* **WHAT YOU SHOULD DO**:
Write out every line below that includes the word "this".

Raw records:
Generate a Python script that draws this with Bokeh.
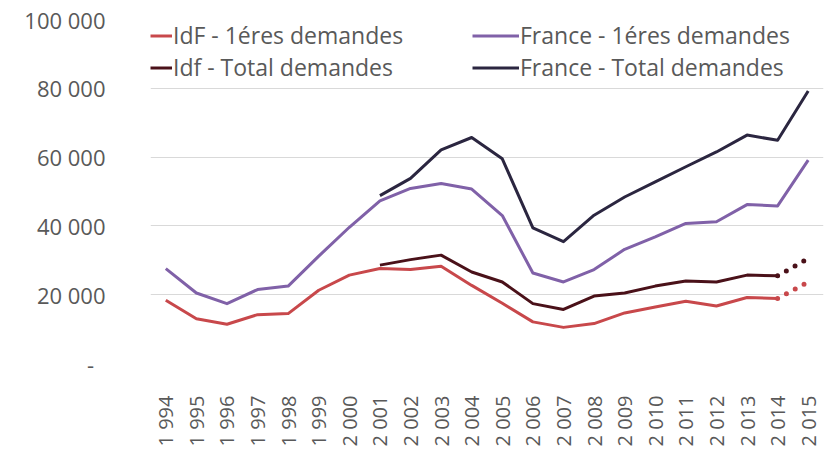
import math
from bokeh.plotting import figure
from bokeh.models import (FactorRange, Range1d, FixedTicker, Legend, LegendItem,
                          ColumnDataSource)
from bokeh.embed import file_html
from bokeh.resources import INLINE

nan = float("nan")

years = ["1 994", "1 995", "1 996", "1 997", "1 998", "1 999", "2 000", "2 001",
         "2 002", "2 003", "2 004", "2 005", "2 006", "2 007", "2 008", "2 009",
         "2 010", "2 011", "2 012", "2 013", "2 014", "2 015"]

# IdF - 1ères demandes (1994-2014 solid, 2014-2015 dotted)
idf_first = [18400, 13000, 11400, 14200, 14500, 21300, 25700, 27600, 27300, 28300,
             22700, 17500, 12100, 10500, 11600, 14700, 16400, 18100, 16700, 19200,
             18900, 23700]
# Idf - Total demandes
idf_total = [nan, nan, nan, nan, nan, nan, nan, 28600, 30200, 31500,
             26600, 23700, 17400, 15700, 19600, 20500, 22500, 24000, 23700, 25700,
             25500, 30500]
# France - 1ères demandes
fr_first = [27600, 20500, 17400, 21500, 22500, 31200, 39600, 47300, 50900, 52300,
            50700, 43000, 26300, 23700, 27300, 33200, 36800, 40700, 41200, 46200,
            45800, 59100]
# France - Total demandes
fr_total = [nan, nan, nan, nan, nan, nan, nan, 48800, 53800, 62100,
            65700, 59500, 39400, 35400, 43100, 48400, 52800, 57200, 61500, 66400,
            64900, 79200]

y_ticks = [0, 20000, 40000, 60000, 80000, 100000]
y_labels = ["-\u00a0\u00a0", "20 000", "40 000", "60 000", "80 000", "100 000"]

C_IDF1 = "#C8484B"
C_IDFT = "#4A1119"
C_FR1 = "#8061A8"
C_FRT = "#2B2640"
FONT = "Open Sans"
TXT = "#595959"

W, H = 825, 449
LEFT, RIGHT, TOP, BOTTOM = 150, 2, 19, 86
FRAME_H = H - TOP - BOTTOM

p = figure(width=W, height=H, x_range=FactorRange(*years),
           y_range=Range1d(0, 100000), output_backend="svg",
           toolbar_location=None, min_border_left=LEFT, min_border_right=RIGHT,
           min_border_top=TOP, min_border_bottom=BOTTOM)
p.outline_line_color = None
p.background_fill_color = "white"
p.border_fill_color = "white"

p.xgrid.grid_line_color = None
p.ygrid.ticker = FixedTicker(ticks=y_ticks)
p.ygrid.grid_line_color = "#D9D9D9"
p.ygrid.grid_line_width = 1

p.yaxis.ticker = FixedTicker(ticks=y_ticks)
p.yaxis.major_label_overrides = {t: l for t, l in zip(y_ticks, y_labels)}
p.yaxis.axis_line_color = None
p.yaxis.major_tick_line_color = None
p.yaxis.minor_tick_line_color = None
p.yaxis.major_tick_out = 0
p.yaxis.major_tick_in = 0
p.yaxis.minor_tick_out = 0
p.yaxis.major_label_standoff = 45
p.yaxis.major_label_text_font = FONT
p.yaxis.major_label_text_font_size = "22px"
p.yaxis.major_label_text_color = TXT

p.xaxis.axis_line_color = None
p.xaxis.major_tick_line_color = None
p.xaxis.minor_tick_line_color = None
p.xaxis.major_tick_out = 0
p.xaxis.major_tick_in = 0
p.xaxis.minor_tick_out = 0
p.xaxis.major_label_orientation = math.pi / 2
p.xaxis.major_label_standoff = 32
p.xaxis.major_label_text_font = FONT
p.xaxis.major_label_text_font_size = "20px"
p.xaxis.major_label_text_color = TXT

n = len(years)
src = ColumnDataSource(dict(x=years[:n - 1], idf1=idf_first[:n - 1], idft=idf_total[:n - 1]))
src_dot = ColumnDataSource(dict(x=years[n - 2:], idf1=idf_first[n - 2:], idft=idf_total[n - 2:]))
src_fr = ColumnDataSource(dict(x=years, fr1=fr_first, frt=fr_total))

lw = 3
r_fr1 = p.line("x", "fr1", source=src_fr, line_color=C_FR1, line_width=lw, line_join="round")
r_frt = p.line("x", "frt", source=src_fr, line_color=C_FRT, line_width=lw, line_join="round")
r_idf1 = p.line("x", "idf1", source=src, line_color=C_IDF1, line_width=lw, line_join="round")
r_idft = p.line("x", "idft", source=src, line_color=C_IDFT, line_width=lw, line_join="round")
p.line("x", "idf1", source=src_dot, line_color=C_IDF1, line_width=5, line_cap="round",
       line_dash="0 10", line_dash_offset=-10)
p.line("x", "idft", source=src_dot, line_color=C_IDFT, line_width=5, line_cap="round",
       line_dash="0 10", line_dash_offset=-10)

ROW_H, ROW_GAP = 31, 0
LEG_H = 2 * ROW_H + ROW_GAP
LEG_TOP_GAP = 2


def make_legend(items, x, gw):
    lg = Legend(items=items, location=(x, FRAME_H - LEG_H - LEG_TOP_GAP),
                orientation="vertical",
                label_text_font=FONT, label_text_font_size="23px",
                label_text_color=TXT, glyph_width=gw, glyph_height=ROW_H,
                label_height=ROW_H, label_standoff=1, spacing=ROW_GAP, padding=0,
                margin=0, border_line_color=None, background_fill_alpha=0)
    return lg


leg1 = make_legend([LegendItem(label="IdF - 1éres demandes", renderers=[r_idf1]),
                    LegendItem(label="Idf - Total demandes", renderers=[r_idft])], 0, 22)
leg2 = make_legend([LegendItem(label="France - 1éres demandes", renderers=[r_fr1]),
                    LegendItem(label="France - Total demandes", renderers=[r_frt])], 322, 47)
p.add_layout(leg1, "center")
p.add_layout(leg2, "center")

open("out.html", "w").write(file_html(p, INLINE))
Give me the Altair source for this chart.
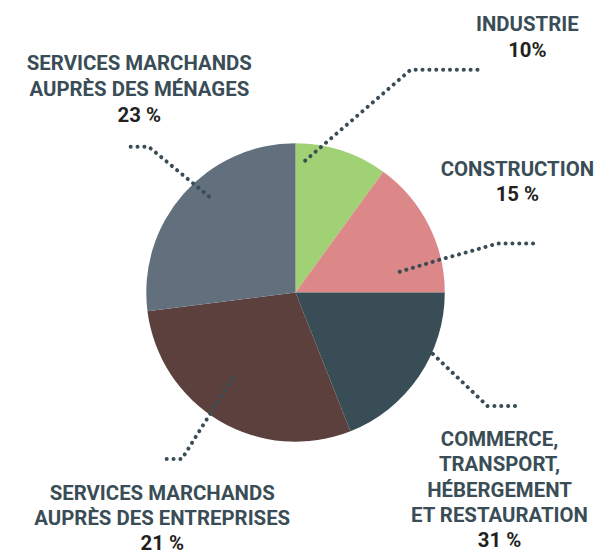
import altair as alt
import pandas as pd

# ---- data ----
secteurs = ["Industrie", "Construction", "Commerce", "Entreprises", "Ménages"]
valeurs = [10, 15, 19, 29, 27]          # slice sizes as drawn
couleurs = ["#a1d175", "#dc8788", "#384d55", "#5c403e", "#62707d"]

etiquettes = [
    ["INDUSTRIE"],
    ["CONSTRUCTION"],
    ["COMMERCE,", "TRANSPORT,", "HÉBERGEMENT", "ET RESTAURATION"],
    ["SERVICES MARCHANDS", "AUPRÈS DES ENTREPRISES"],
    ["SERVICES MARCHANDS", "AUPRÈS DES MÉNAGES"],
]
pourcentages = ["10%", "15 %", "31 %", "21 %", "23 %"]

# ---- layout (page pixels) ----
label_x = [530, 520, 502, 163, 140]
label_y0 = [30, 175, 447, 501.5, 69]
line_gap = [26, 26, 25.3, 25, 26]

leaders = [
    [(306.7, 160), (412.7, 68.7), (480, 68.7)],
    [(401.7, 271.7), (445, 258.7), (476.7, 250), (500, 243.3), (540, 243.3)],
    [(435, 354.3), (490, 406.7), (522.7, 406.7)],
    [(233.3, 379.3), (182.7, 460), (167.3, 460)],
    [(210, 196), (149.3, 146), (128.3, 146)],
]

W, H = 587, 540
M = 8
cx, cy, R = 297, 292.5, 150

pie_df = pd.DataFrame({"secteur": secteurs, "valeur": valeurs, "ordre": list(range(len(secteurs)))})

rows = []
for i, lines in enumerate(etiquettes):
    for j, t in enumerate(lines):
        rows.append({"x": label_x[i], "y": label_y0[i] + j * line_gap[i], "t": t, "k": "lab"})
    rows.append({"x": label_x[i], "y": label_y0[i] + len(lines) * line_gap[i], "t": pourcentages[i], "k": "pct"})
text_df = pd.DataFrame(rows)

lrows = []
for i, pts in enumerate(leaders):
    for j, (x, y) in enumerate(pts):
        lrows.append({"g": i, "s": j, "x": x, "y": y})
lead_df = pd.DataFrame(lrows)

xs = alt.Scale(domain=[M, M + W])
ys = alt.Scale(domain=[M + H, M])

pie = alt.Chart(pie_df).mark_arc(radius=R).encode(
    theta=alt.Theta("valeur:Q", stack=True),
    order=alt.Order("ordre:Q"),
    color=alt.Color("secteur:N", scale=alt.Scale(domain=secteurs, range=couleurs), legend=None),
    x=alt.value(cx - M),
    y=alt.value(cy - M),
)

lines = alt.Chart(lead_df).mark_line(
    strokeDash=[0.1, 6.8], strokeCap="round", strokeWidth=4, color="#3a4d56"
).encode(
    x=alt.X("x:Q", scale=xs, axis=None),
    y=alt.Y("y:Q", scale=ys, axis=None),
    detail="g:N",
    order="s:Q",
)

texts = alt.Chart(text_df).mark_text(
    font="Roboto", fontWeight="bold", fontSize=20.5, align="center", baseline="alphabetic"
).encode(
    x=alt.X("x:Q", scale=xs, axis=None),
    y=alt.Y("y:Q", scale=ys, axis=None),
    text="t:N",
    color=alt.Color("k:N", scale=alt.Scale(domain=["lab", "pct"], range=["#3a4d56", "#231f20"]), legend=None),
)

chart = alt.layer(pie, lines, texts).resolve_scale(color="independent").properties(
    width=W, height=H, padding=0
).configure_view(stroke=None)

chart.save("out.html", embed_options={"renderer": "svg", "actions": False})
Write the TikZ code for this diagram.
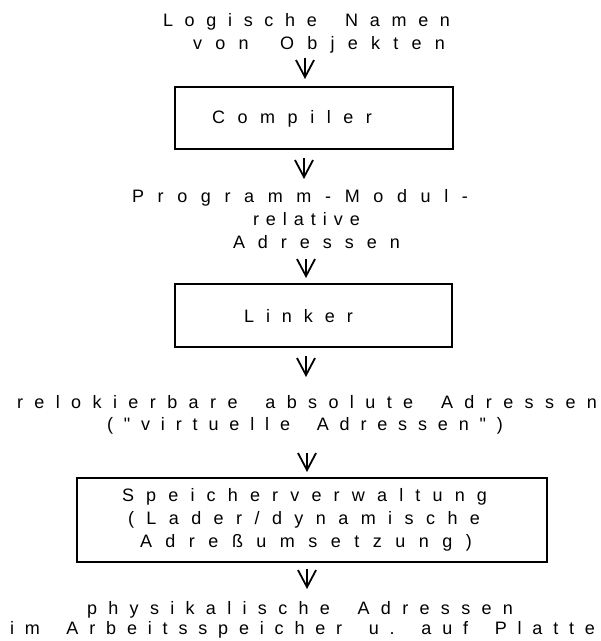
\documentclass[tikz,border=0pt]{standalone}
\usepackage{fontspec}
\setmainfont{Liberation Sans}
\usetikzlibrary{arrows.meta}

% spaced text: letters spread evenly over a given width, "|" marks a word gap
\makeatletter
\def\wsep{|}
\newcommand\spacedtext[2]{\makebox[#1][s]{\@tfor\st@ch:=#2\do{\ifx\st@ch\wsep\hspace{5bp plus 1fil}\else\st@ch\hspace{0pt plus 1fil}\fi}\unskip}}
\makeatother

\tikzset{
  lbl/.style={inner sep=0pt, outer sep=0pt, anchor=base west,
              font=\fontsize{18bp}{23bp}\selectfont},
  box/.style={draw, line width=1.8bp, rectangle, inner sep=0pt},
  flow/.style={line width=1.8bp, -{Straight Barb[length=17bp,width=18bp,line width=1.8bp]}}
}

\begin{document}
\begin{tikzpicture}[x=1bp, y=-1bp]
  \useasboundingbox (0,0) rectangle (601,641);

  % input names
  \node[lbl] (in1) at (163,27) {\spacedtext{287bp}{Logische|Namen}};
  \node[lbl] (in2) at (193,50) {\spacedtext{252bp}{von|Objekten}};

  % compiler stage
  \node[box, minimum width=278bp, minimum height=62bp] (compiler) at (314,118) {};
  \node[lbl] (compilertxt) at (212,124) {\spacedtext{160bp}{Compiler}};

  \node[lbl] (mod1) at (132,202) {\spacedtext{336bp}{Programm-Modul-}};
  \node[lbl] (mod2) at (253,225) {\spacedtext{107bp}{relative}};
  \node[lbl] (mod3) at (233,248) {\spacedtext{167bp}{Adressen}};

  % linker stage
  \node[box, minimum width=277bp, minimum height=63bp] (linker) at (313.5,315.5) {};
  \node[lbl] (linkertxt) at (244,322) {\spacedtext{109bp}{Linker}};

  \node[lbl] (rel1) at (17,408) {\spacedtext{580bp}{relokierbare|absolute|Adressen}};
  \node[lbl] (rel2) at (107,430) {\spacedtext{396bp}{(\textquotedbl virtuelle|Adressen\textquotedbl)}};

  % memory management stage
  \node[box, minimum width=470bp, minimum height=84bp] (mem) at (312,520) {};
  \node[lbl] (memtxt1) at (122,501) {\spacedtext{365bp}{Speicherverwaltung}};
  \node[lbl] (memtxt2) at (128,524) {\spacedtext{352bp}{(Lader/dynamische}};
  \node[lbl] (memtxt3) at (140,547) {\spacedtext{332bp}{Adreßumsetzung)}};

  \node[lbl] (phys1) at (87,614) {\spacedtext{426bp}{physikalische|Adressen}};
  \node[lbl] (phys2) at (10,634) {\spacedtext{585bp}{im|Arbeitsspeicher|u.|auf|Platte}};

  % arrow end points
  \coordinate (a1s) at (305,58);  \coordinate (a1e) at (305,79);
  \coordinate (a2s) at (304,158); \coordinate (a2e) at (304,179);
  \coordinate (a3s) at (306,259); \coordinate (a3e) at (306,278);
  \coordinate (a4s) at (306,356); \coordinate (a4e) at (306,377);
  \coordinate (a5s) at (307,453); \coordinate (a5e) at (307,472);
  \coordinate (a6s) at (307,569); \coordinate (a6e) at (307,589);

  \draw[flow] (a1s) -- (a1e);
  \draw[flow] (a2s) -- (a2e);
  \draw[flow] (a3s) -- (a3e);
  \draw[flow] (a4s) -- (a4e);
  \draw[flow] (a5s) -- (a5e);
  \draw[flow] (a6s) -- (a6e);
\end{tikzpicture}
\end{document}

* **PROBLEM SOLUTION**:
Generate a Python script that draws this with Bokeh.
Give me the Altair source for this chart.
Write the TikZ code for this diagram.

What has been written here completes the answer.